Exercise details
Search the listing below for the string "React" and show each line that contains it.

>> Begin

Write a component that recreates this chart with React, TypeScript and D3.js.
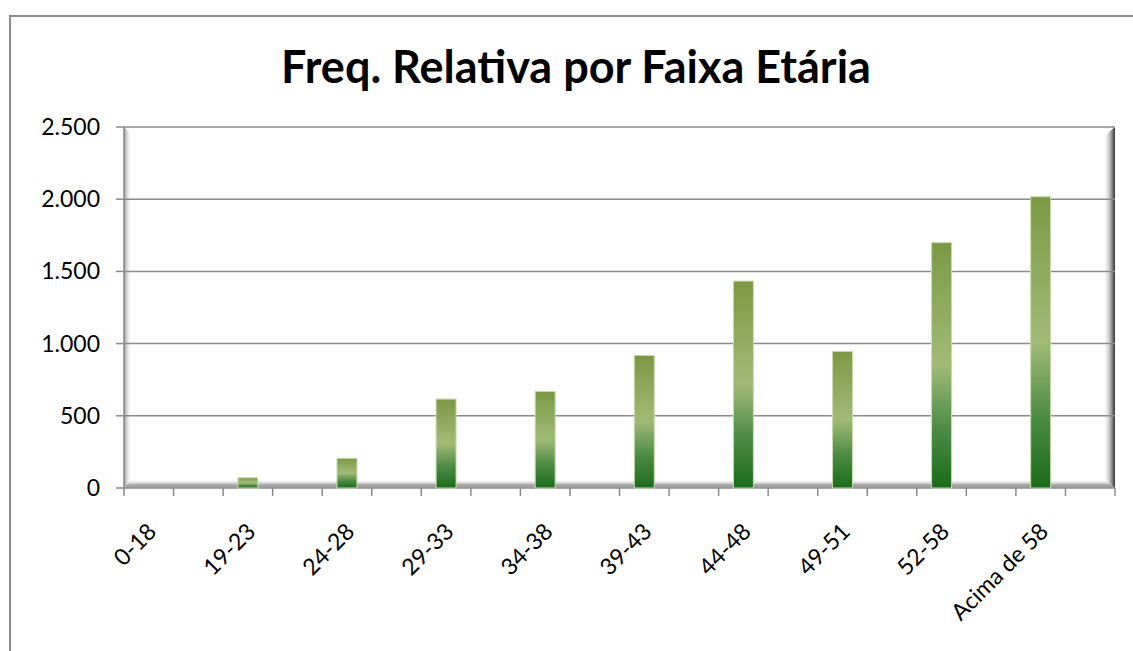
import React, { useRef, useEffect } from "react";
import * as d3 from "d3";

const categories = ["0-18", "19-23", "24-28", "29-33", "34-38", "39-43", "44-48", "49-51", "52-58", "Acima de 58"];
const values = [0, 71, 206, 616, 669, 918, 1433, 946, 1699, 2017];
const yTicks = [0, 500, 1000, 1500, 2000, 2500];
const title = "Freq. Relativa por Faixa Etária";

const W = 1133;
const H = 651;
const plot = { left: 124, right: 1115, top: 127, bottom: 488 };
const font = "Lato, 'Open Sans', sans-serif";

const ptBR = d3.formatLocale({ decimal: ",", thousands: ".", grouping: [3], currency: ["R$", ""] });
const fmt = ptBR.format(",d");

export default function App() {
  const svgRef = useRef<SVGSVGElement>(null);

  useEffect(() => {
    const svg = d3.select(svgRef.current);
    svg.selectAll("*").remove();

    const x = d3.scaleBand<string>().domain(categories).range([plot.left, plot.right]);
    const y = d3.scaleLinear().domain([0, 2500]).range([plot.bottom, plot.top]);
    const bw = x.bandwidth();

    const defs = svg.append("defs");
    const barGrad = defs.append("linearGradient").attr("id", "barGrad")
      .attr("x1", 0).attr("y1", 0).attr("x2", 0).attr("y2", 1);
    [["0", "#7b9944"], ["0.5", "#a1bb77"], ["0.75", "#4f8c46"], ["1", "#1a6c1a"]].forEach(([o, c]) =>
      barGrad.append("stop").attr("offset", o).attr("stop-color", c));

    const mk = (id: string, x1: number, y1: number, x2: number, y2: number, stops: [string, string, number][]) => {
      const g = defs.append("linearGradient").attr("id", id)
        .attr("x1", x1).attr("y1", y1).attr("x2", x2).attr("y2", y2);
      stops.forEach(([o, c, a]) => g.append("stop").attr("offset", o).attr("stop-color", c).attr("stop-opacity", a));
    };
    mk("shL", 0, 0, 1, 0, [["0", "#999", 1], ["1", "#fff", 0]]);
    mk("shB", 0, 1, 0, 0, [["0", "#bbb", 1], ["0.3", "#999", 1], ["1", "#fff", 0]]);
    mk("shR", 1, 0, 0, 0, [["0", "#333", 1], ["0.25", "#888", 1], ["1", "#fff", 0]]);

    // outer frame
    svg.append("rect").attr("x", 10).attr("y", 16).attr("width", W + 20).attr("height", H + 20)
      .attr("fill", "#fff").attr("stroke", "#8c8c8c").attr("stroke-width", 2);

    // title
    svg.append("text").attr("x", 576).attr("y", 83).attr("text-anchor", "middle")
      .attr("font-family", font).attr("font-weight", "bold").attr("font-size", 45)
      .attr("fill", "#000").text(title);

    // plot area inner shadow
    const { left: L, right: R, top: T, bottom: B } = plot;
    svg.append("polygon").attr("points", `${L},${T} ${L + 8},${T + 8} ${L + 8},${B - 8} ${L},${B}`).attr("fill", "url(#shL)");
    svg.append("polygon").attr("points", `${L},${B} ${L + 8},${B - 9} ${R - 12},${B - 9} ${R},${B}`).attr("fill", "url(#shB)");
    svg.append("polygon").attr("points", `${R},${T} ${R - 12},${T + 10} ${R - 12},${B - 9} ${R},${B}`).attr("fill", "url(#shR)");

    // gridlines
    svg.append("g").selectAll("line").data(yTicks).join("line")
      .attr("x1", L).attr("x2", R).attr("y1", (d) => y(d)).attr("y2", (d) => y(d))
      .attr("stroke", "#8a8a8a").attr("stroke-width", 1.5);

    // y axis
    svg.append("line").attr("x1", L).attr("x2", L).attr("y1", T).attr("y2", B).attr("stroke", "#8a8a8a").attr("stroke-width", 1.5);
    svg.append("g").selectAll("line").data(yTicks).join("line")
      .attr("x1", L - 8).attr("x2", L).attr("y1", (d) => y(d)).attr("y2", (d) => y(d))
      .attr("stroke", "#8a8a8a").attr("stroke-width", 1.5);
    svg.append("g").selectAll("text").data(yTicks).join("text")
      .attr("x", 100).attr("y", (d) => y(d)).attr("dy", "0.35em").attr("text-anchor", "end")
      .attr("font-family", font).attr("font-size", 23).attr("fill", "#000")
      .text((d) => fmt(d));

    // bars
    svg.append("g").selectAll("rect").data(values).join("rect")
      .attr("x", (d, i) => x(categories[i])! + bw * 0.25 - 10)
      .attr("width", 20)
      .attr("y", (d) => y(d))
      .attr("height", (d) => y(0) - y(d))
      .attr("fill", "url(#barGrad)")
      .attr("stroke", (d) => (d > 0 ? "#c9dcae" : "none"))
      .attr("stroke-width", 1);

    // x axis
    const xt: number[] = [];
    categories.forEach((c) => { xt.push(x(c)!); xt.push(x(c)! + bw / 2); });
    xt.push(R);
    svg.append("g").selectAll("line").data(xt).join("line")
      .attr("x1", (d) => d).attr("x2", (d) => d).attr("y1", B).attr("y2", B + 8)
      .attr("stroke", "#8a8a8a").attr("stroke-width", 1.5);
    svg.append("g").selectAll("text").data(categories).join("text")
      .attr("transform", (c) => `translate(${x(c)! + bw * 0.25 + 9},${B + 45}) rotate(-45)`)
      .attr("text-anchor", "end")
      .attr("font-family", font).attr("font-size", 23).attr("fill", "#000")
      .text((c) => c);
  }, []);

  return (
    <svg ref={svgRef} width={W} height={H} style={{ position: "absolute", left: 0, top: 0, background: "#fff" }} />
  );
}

>> End

Complete answer
Write a component that recreates this chart with React, TypeScript and D3.js.
import React, { useRef, useEffect } from "react";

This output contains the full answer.